The fourth of the Ten Commandments is the observance of Shabbat. In Exodus, the Jews are commanded: “Remember (zachor) the Sabbath day” because “in six days God created the heavens and the earth and on the seventh day He rested.” In Deuteronomy, on the other hand, Jews are instructed to “Guard (shamor) the Sabbath day” because “you were a slave in Egypt, and God brought you out of there with a strong hand and an outstretched arm.”
In a society of near-absolute freedom, such as ours, where most people that one meets seem not to care about your heritage or how you choose to observe your religion, one might feel conflicted with the Torah. How then can Jews today relate to the understanding of Shabbat as a release from bondage and as a celebration of freedom?
Most people expect a conversation about Jews and freedom to be tied to Passover, but the fact that this is an essential element of the Shabbat experience every week clarifies that the release from Egypt is meant to be part of one’s essential Jewish consciousness.
In Hebrew, the name of Egypt is Mitzrayim, which can be translated as “from the narrows.” Each generation’s narrow place is different. In the earliest generations, it was the actual physical slavery, but for later generations the connection to a narrow place from which they were redeemed by God might simply have meant surviving a time of great persecution.

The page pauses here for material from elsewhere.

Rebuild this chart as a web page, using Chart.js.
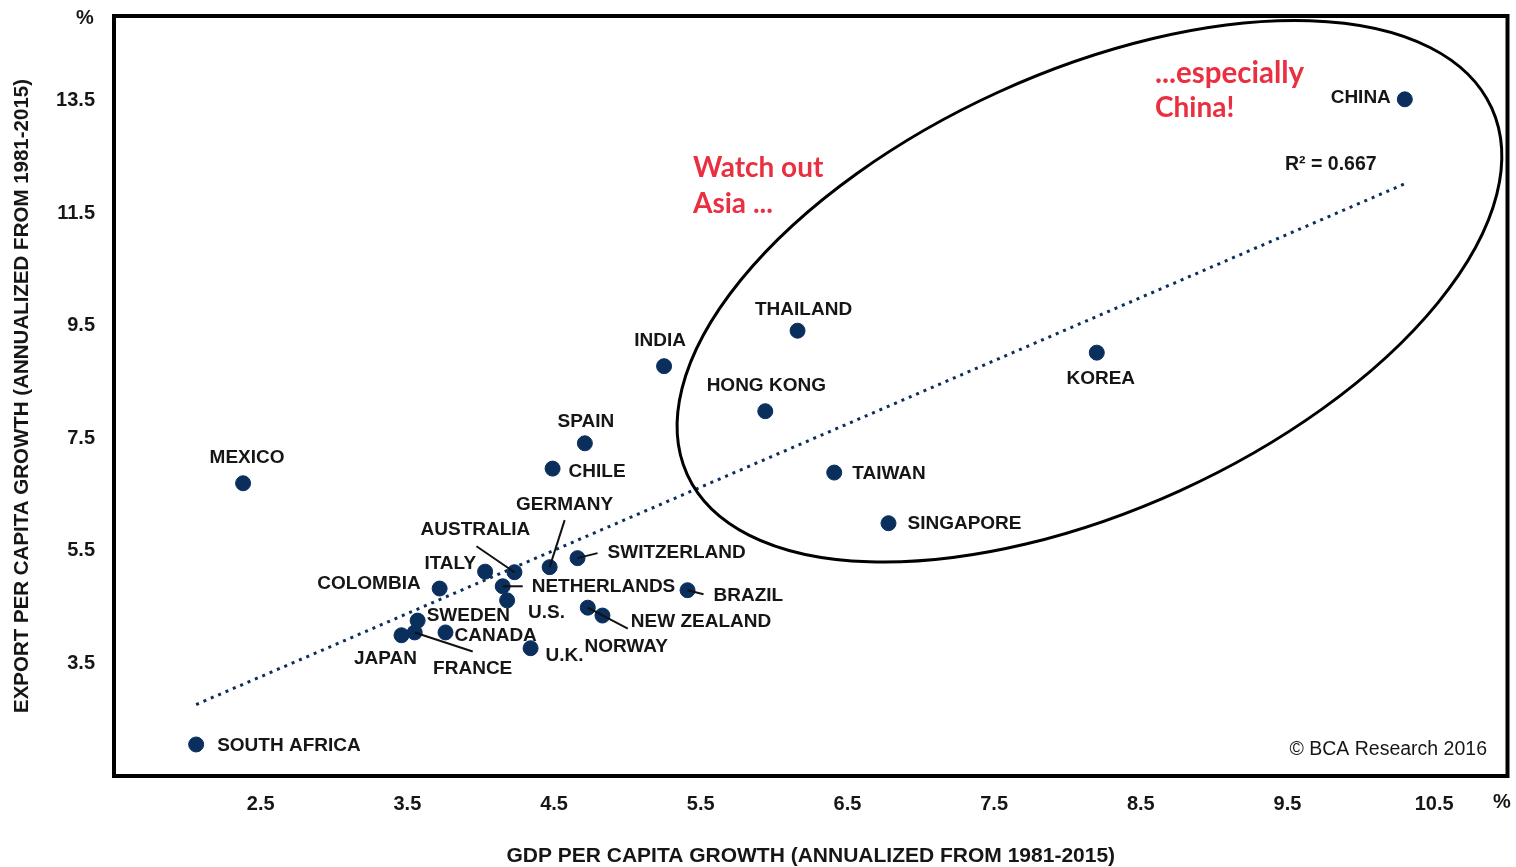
<!DOCTYPE html>
<html>
<head>
<meta charset="utf-8">
<script src="https://cdn.jsdelivr.net/npm/chart.js@4.4.1/dist/chart.umd.min.js"></script>
<style>
html,body{margin:0;padding:0;background:#fff}
</style>
</head>
<body>
<canvas id="c" width="1516" height="867"></canvas>
<script>
// data
const countries = ['CHINA','KOREA','THAILAND','INDIA','HONG KONG','TAIWAN','SINGAPORE','SPAIN','CHILE','MEXICO','GERMANY','SWITZERLAND','AUSTRALIA','ITALY','NETHERLANDS','U.S.','BRAZIL','COLOMBIA','NEW ZEALAND','NORWAY','SWEDEN','FRANCE','CANADA','JAPAN','U.K.','SOUTH AFRICA']
const gdpGrowth = [10.30,8.20,6.16,5.25,5.94,6.41,6.78,4.71,4.49,2.38,4.47,4.66,4.23,4.03,4.15,4.18,5.41,3.72,4.73,4.83,3.57,3.55,3.76,3.46,4.34,2.06]
const exportGrowth = [13.52,9.02,9.41,8.78,7.98,6.89,5.99,7.41,6.96,6.70,5.21,5.37,5.12,5.13,4.87,4.62,4.80,4.83,4.49,4.35,4.26,4.05,4.05,4.00,3.77,2.06]
const trendX = [2.06,10.30]
const trendY = [2.77,12.02]
const xTicks = [2.5,3.5,4.5,5.5,6.5,7.5,8.5,9.5,10.5]
const yTicks = [3.5,5.5,7.5,9.5,11.5,13.5]
const rSquared = 0.667

// label placement: [align, dx, dy] in px from the dot
const labelPos = {
  'CHINA':['right',-14,-2], 'KOREA':['center',4,26], 'THAILAND':['center',6,-21], 'INDIA':['center',-4,-25],
  'HONG KONG':['center',1,-25], 'TAIWAN':['left',18,1], 'SINGAPORE':['left',19,1], 'SPAIN':['center',1,-22],
  'CHILE':['left',16,3], 'MEXICO':['center',4,-25], 'GERMANY':['center',15,-62], 'SWITZERLAND':['left',30,-5],
  'AUSTRALIA':['center',-39,-42], 'ITALY':['right',-9,-8], 'NETHERLANDS':['left',29,0], 'U.S.':['left',21,12],
  'BRAZIL':['left',26,6], 'COLOMBIA':['right',-19,-5], 'NEW ZEALAND':['left',43,14], 'NORWAY':['left',-18,31],
  'SWEDEN':['left',9,-5], 'FRANCE':['center',58,36], 'CANADA':['left',9,3], 'JAPAN':['center',-16,24],
  'U.K.':['left',15,8], 'SOUTH AFRICA':['left',21,1]
}
// leader lines: [dx, dy] end point from the dot
const leaders = {
  'AUSTRALIA':[-38,-26], 'GERMANY':[15,-47], 'SWITZERLAND':[20,-5], 'NETHERLANDS':[20,0],
  'BRAZIL':[16,4], 'NEW ZEALAND':[40,21], 'FRANCE':[58,19]
}
const ellipseCenter = [8.15,10.11]

const navy = '#0b2f5d'
const red = '#ea3040'
const ink = '#161616'
const fam = '"Liberation Sans", Arial, sans-serif'

const pts = gdpGrowth.map((v,i) => ({x:v, y:exportGrowth[i]}))
const trend = trendX.map((v,i) => ({x:v, y:trendY[i]}))

const annot = {
  id:'annot',
  afterDatasetsDraw(chart){
    const {ctx, chartArea:a, scales:{x,y}} = chart
    ctx.save()
    ctx.strokeStyle = '#000'
    ctx.lineWidth = 4
    ctx.strokeRect(a.left, a.top, a.right-a.left, a.bottom-a.top)
    ctx.lineWidth = 3
    ctx.beginPath()
    ctx.ellipse(x.getPixelForValue(ellipseCenter[0]), y.getPixelForValue(ellipseCenter[1]), 442, 219, -24.5*Math.PI/180, 0, Math.PI*2)
    ctx.stroke()

    const meta = chart.getDatasetMeta(1)
    ctx.lineWidth = 2
    ctx.strokeStyle = '#111'
    meta.data.forEach((p,i) => {
      const l = leaders[countries[i]]
      if (!l) return
      ctx.beginPath(); ctx.moveTo(p.x,p.y); ctx.lineTo(p.x+l[0],p.y+l[1]); ctx.stroke()
    })
    ctx.fillStyle = ink
    ctx.font = 'bold 19px '+fam
    ctx.textBaseline = 'middle'
    meta.data.forEach((p,i) => {
      const lp = labelPos[countries[i]]
      ctx.textAlign = lp[0]
      ctx.fillText(countries[i], p.x+lp[1], p.y+lp[2])
    })
    ctx.font = 'bold 19.5px '+fam
    ctx.textAlign = 'left'
    ctx.fillText('R² = ' + rSquared.toFixed(3), 1285, 165)
    ctx.font = '19.5px '+fam
    ctx.textAlign = 'right'
    ctx.fillText('© BCA Research 2016', 1487, 750)
    ctx.font = 'bold 20px '+fam
    ctx.textAlign = 'center'
    ctx.fillText('%', 85, 18)
    ctx.fillText('%', 1502, 802)

    ctx.fillStyle = red
    ctx.font = 'bold 28px Lato, "Noto Sans", sans-serif'
    ctx.textAlign = 'left'
    ctx.fillText('Watch out', 693, 168)
    ctx.fillText('Asia ...', 693, 204)
    ctx.font = 'bold 29.5px Lato, "Noto Sans", sans-serif'
    ctx.fillText('...especially', 1155, 73)
    ctx.font = 'bold 28px Lato, "Noto Sans", sans-serif'
    ctx.fillText('China!', 1155, 108)
    ctx.restore()
  }
}

new Chart(document.getElementById('c'), {
  type:'scatter',
  data:{
    datasets:[
      {data:trend, showLine:true, borderColor:navy, borderWidth:3, borderDash:[3,5], pointRadius:0, order:2},
      {data:pts, backgroundColor:navy, borderColor:navy, pointRadius:7.5, pointHoverRadius:7.5, order:1}
    ]
  },
  options:{
    responsive:false,
    animation:false,
    layout:{padding:{top:16, right:5, left:0, bottom:0}},
    plugins:{legend:{display:false}, tooltip:{enabled:false}},
    scales:{
      x:{
        type:'linear', min:1.5, max:11,
        afterBuildTicks: s => { s.ticks = xTicks.map(v => ({value:v})) },
        afterFit: s => { s.height = 91; s.paddingLeft = 0; s.paddingRight = 0 },
        grid:{display:false, drawTicks:false}, border:{display:false},
        ticks:{autoSkip:false, maxRotation:0, padding:16, color:ink, font:{family:fam, size:20, weight:'bold'}, callback: v => v.toFixed(1)},
        title:{display:true, text:'GDP PER CAPITA GROWTH (ANNUALIZED FROM 1981-2015)', color:ink, font:{family:fam, size:21, weight:'bold'}, padding:{top:0, bottom:-2}}
      },
      y:{
        type:'linear', min:1.5, max:15,
        afterBuildTicks: s => { s.ticks = yTicks.map(v => ({value:v})) },
        afterFit: s => { s.width = 114; s.paddingTop = 0; s.paddingBottom = 0 },
        grid:{display:false, drawTicks:false}, border:{display:false},
        ticks:{autoSkip:false, padding:19, color:ink, font:{family:fam, size:20, weight:'bold'}, callback: v => v.toFixed(1)},
        title:{display:true, text:'EXPORT PER CAPITA GROWTH (ANNUALIZED FROM 1981-2015)', color:ink, font:{family:fam, size:20.5, weight:'bold'}, padding:{top:10, bottom:0}}
      }
    }
  },
  plugins:[annot]
})
</script>
</body>
</html>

The current generations who live in a free and “enlightened” society, have a new and unique understanding of the concept of Mitzrayim. God took the Jewish people out of the confining restrictions of what was, until recently, almost always an anti-Semitic society. Now, more than ever, as we find ourselves in a wide-open society, the Jewish people must guard Shabbat. Society is no longer forcing Jews to be Jews…now it is up to the Jews to demonstrate their own desire to remain a part of this unique people. And as the great Hebrew philosopher Achad Ha’am once wrote, “More than the Jews have kept Shabbat, Shabbat has kept the Jews.”